Monday, August 23, 2010

The Sound of Summer

Recently, someone asked the purpose of cicadas. My reply was that they are the soundtrack of summer.

It was cicadas we listened to while sitting in the shade of my friend Kristi's carport. Fat beefsteak tomatoes plucked sun warm and sweet from her mother's garden were lunch, juice running down our arms to drip from tanned elbows. A drink of water and a rinse from the garden hose and we were back to lazing away the hottest part of the day.

It was the cicadas whose song followed us from yard to yard in July and August when the asphalt of the street finally became too hot for our bare feet, so calloused from going shoeless all summer, and we had to navigate the neighborhood from patch of grass to patch of grass, the occasional honeybee sting no more a distraction than a mosquito bite.

It was cicadas providing the background music as we sat under the pine trees in my front yard or the great oak tree in Gerri's yard. We planned our weddings, we named our children (Olivia, Francesca, and perhaps as a wish against the summer heat - December).

It was on one of those lazy afternoons, sprawled out on my mother's front porch that I declared in tones of horror and disbelief that "in the year 2000, I'll be forty years old!" I can still hear the echo of my 12 year old voice, scarcely able to imagine the realities of forty.
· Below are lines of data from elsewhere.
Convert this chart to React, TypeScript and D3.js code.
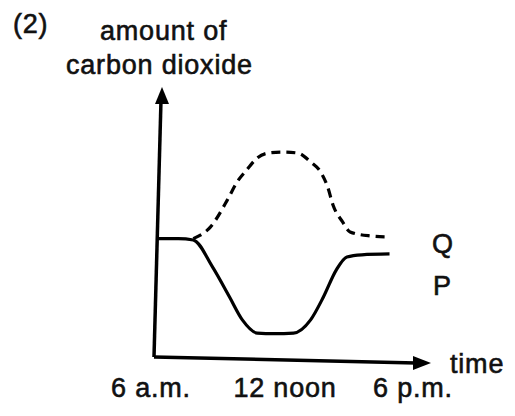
import * as d3 from "d3";

// hours since midnight, CO2 amount (arbitrary units)
const pHours = [6, 7.0, 7.7, 8.6, 9.4, 10.0, 10.7, 11.5, 12.4, 13.2, 13.8, 14.4, 14.9, 15.6, 16.9];
const pValues = [44, 44, 43.5, 33.5, 22.3, 13.8, 8.9, 8.7, 8.9, 13.8, 22.3, 32.3, 37.2, 38, 38.3];

const qHours = [7.7, 8.5, 9.3, 9.75, 10.2, 10.7, 11.2, 11.9, 12.6, 13.2, 13.7, 14.0, 14.25, 14.7, 15.05, 16.0, 16.85];
const qValues = [44, 48.3, 58.4, 65, 69.5, 74, 75.8, 76.2, 75.8, 72.5, 68.4, 63.2, 56.5, 50.2, 46.5, 45, 44.6];

const tickHours = [6, 12, 18];
const tickLabels = ["6 a.m.", "12 noon", "6 p.m."];

const W = 515;
const H = 416;
const font = "'Liberation Sans', Arial, sans-serif";

export default function App() {
  const x = d3.scaleLinear().domain([6, 18]).range([157, 413]);
  const y = d3.scaleLinear().domain([0, 100]).range([357, 88]);

  const line = d3
    .line<[number, number]>()
    .x((d) => x(d[0]))
    .y((d) => y(d[1]))
    .curve(d3.curveMonotoneX);

  const pPath = line(pHours.map((h, i) => [h, pValues[i]]) as [number, number][]) || "";
  const qPath = line(qHours.map((h, i) => [h, qValues[i]]) as [number, number][]) || "";

  // scanned text looks a bit heavier than plain Arial
  const txt = {
    fontFamily: font,
    fontSize: 27,
    fill: "#111",
    stroke: "#111",
    strokeWidth: 0.6,
    letterSpacing: 0.8,
  } as const;

  return (
    <svg
      width={W}
      height={H}
      style={{ position: "fixed", left: 0, top: 0, background: "#fff" }}
    >
      {/* axes */}
      <line x1={154} y1={357} x2={161} y2={100} stroke="#000" strokeWidth={3.5} />
      <path d="M162,87 L155,104 L169,104 Z" fill="#000" />
      <line x1={154} y1={357} x2={416} y2={363} stroke="#000" strokeWidth={3.5} />
      <path d="M431,363 L413,356 L413,370 Z" fill="#000" />

      {/* curves */}
      <path d={qPath} fill="none" stroke="#000" strokeWidth={3.2} strokeDasharray="9,6" />
      <path d={pPath} fill="none" stroke="#000" strokeWidth={3.2} />

      {/* texts */}
      <text x={13} y={33} {...txt}>(2)</text>
      <text x={100} y={40} {...txt}>amount of</text>
      <text x={66} y={74} {...txt}>carbon dioxide</text>
      <text x={432} y={253} {...txt}>Q</text>
      <text x={433} y={295} {...txt}>P</text>
      <text x={450} y={373} {...txt}>time</text>
      {tickHours.map((h, i) => (
        <text key={h} x={x(h) - (i === 0 ? 6 : 0)} y={397} textAnchor="middle" {...txt}>
          {tickLabels[i]}
        </text>
      ))}
    </svg>
  );
}
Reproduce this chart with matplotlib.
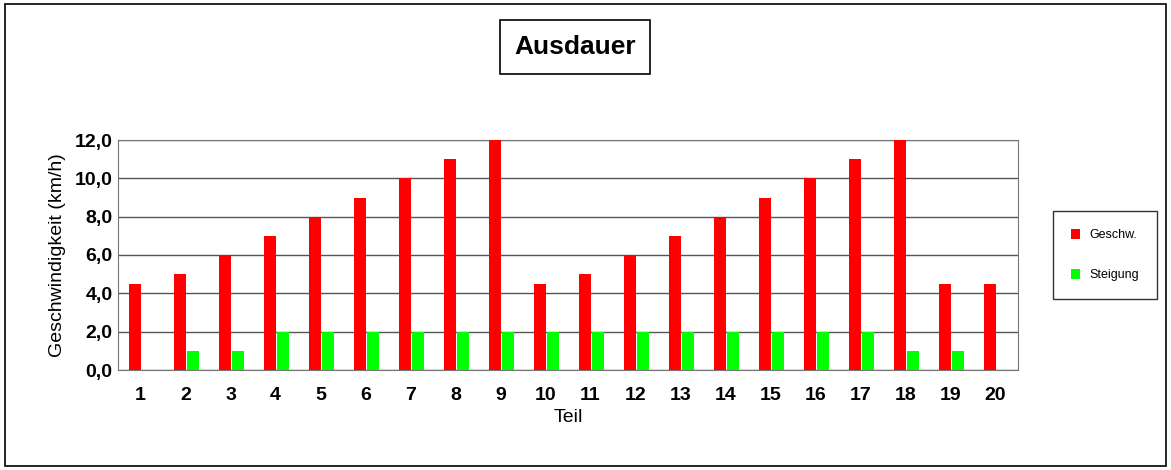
import matplotlib
matplotlib.use("Agg")
import matplotlib.pyplot as plt
from matplotlib.patches import Rectangle
import numpy as np

teil = [str(i) for i in range(1, 21)]
geschw = [4.5,5,6,7,8,9,10,11,12,4.5,5,6,7,8,9,10,11,12,4.5,4.5]
steigung = [0,1,1,2,2,2,2,2,2,2,2,2,2,2,2,2,2,1,1,0]

plt.rcParams['font.family'] = ['Liberation Sans', 'DejaVu Sans']
fig = plt.figure(figsize=(11.71, 4.70), dpi=100)
fig.patches.append(Rectangle((0.004, 0.008), 0.992, 0.984, transform=fig.transFigure,
                             fill=False, edgecolor='black', lw=1.2))
ax = fig.add_axes([118/1171, 1-370/470, 900/1171, 230/470])
x = np.arange(len(teil))
w = 0.27
ax.bar(x - 0.12, geschw, w, color='#ff0000', zorder=3, label='Geschw.')
ax.bar(x + 0.17, steigung, w, color='#00ff00', zorder=3, label='Steigung')
ax.set_xlim(-0.5, 19.5)
ax.set_ylim(0, 12)
ax.set_yticks(np.arange(0, 13, 2))
ax.set_yticklabels([f"{v:.1f}".replace('.', ',') for v in np.arange(0, 13, 2)],
                   fontsize=14, fontweight='bold')
ax.set_xticks(x)
ax.set_xticklabels(teil, fontsize=14, fontweight='bold')
ax.tick_params(length=0, pad=12)
ax.tick_params(axis='y', pad=4)
ax.grid(axis='y', color='#555555', lw=1, zorder=0)
for s in ax.spines.values():
    s.set_color('#777777')
ax.set_xlabel('Teil', fontsize=14, labelpad=4)
ax.set_ylabel('Geschwindigkeit (km/h)', fontsize=14, labelpad=6)
fig.text(575/1171, 1-47/470, 'Ausdauer', fontsize=19, fontweight='bold', ha='center', va='center',
         bbox=dict(boxstyle='square,pad=0.55', fc='white', ec='black', lw=1.2))
leg = fig.legend(loc='center', bbox_to_anchor=(1105/1171, 1-255/470), fontsize=9,
                 frameon=True, edgecolor='black', fancybox=False, handlelength=0.7,
                 handleheight=0.9, labelspacing=2.2, borderpad=1.4)
fig.savefig('out.png', dpi=100)
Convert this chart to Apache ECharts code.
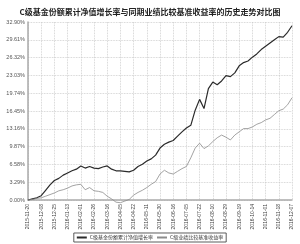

Now, that is 10 years in the past. It will soon be 2011 (sounds like science fiction, Jason says).

But the cicadas are still singing their unique song. I hear them in the mornings when I am on my walk, the sudden shrill chittering song rising to a buzz, then abruptly dropping off as the next one begins the song.

All I need do is close my eyes and I'm 12 again, laying in the prickly grass of the front yard, eyes closed, listening, thinking, dreaming.

2 comments:

Kelly Love said...

I never noticed them much in Charleston, except occasionally, but last month in Texas they were so loud you couldn't hear yourself think! Seriously, you didn't have to be outside to hear them for a couple of weeks there. Texas is weird.

JanetLee said...

K-Lo! See, that slogan "Keep Austin Weird" I never understood. Seems Austin is normal, it's the rest of Texas that is weirder than cat shit on toast. But then, I'm in SC so I can't say too much about weirdness.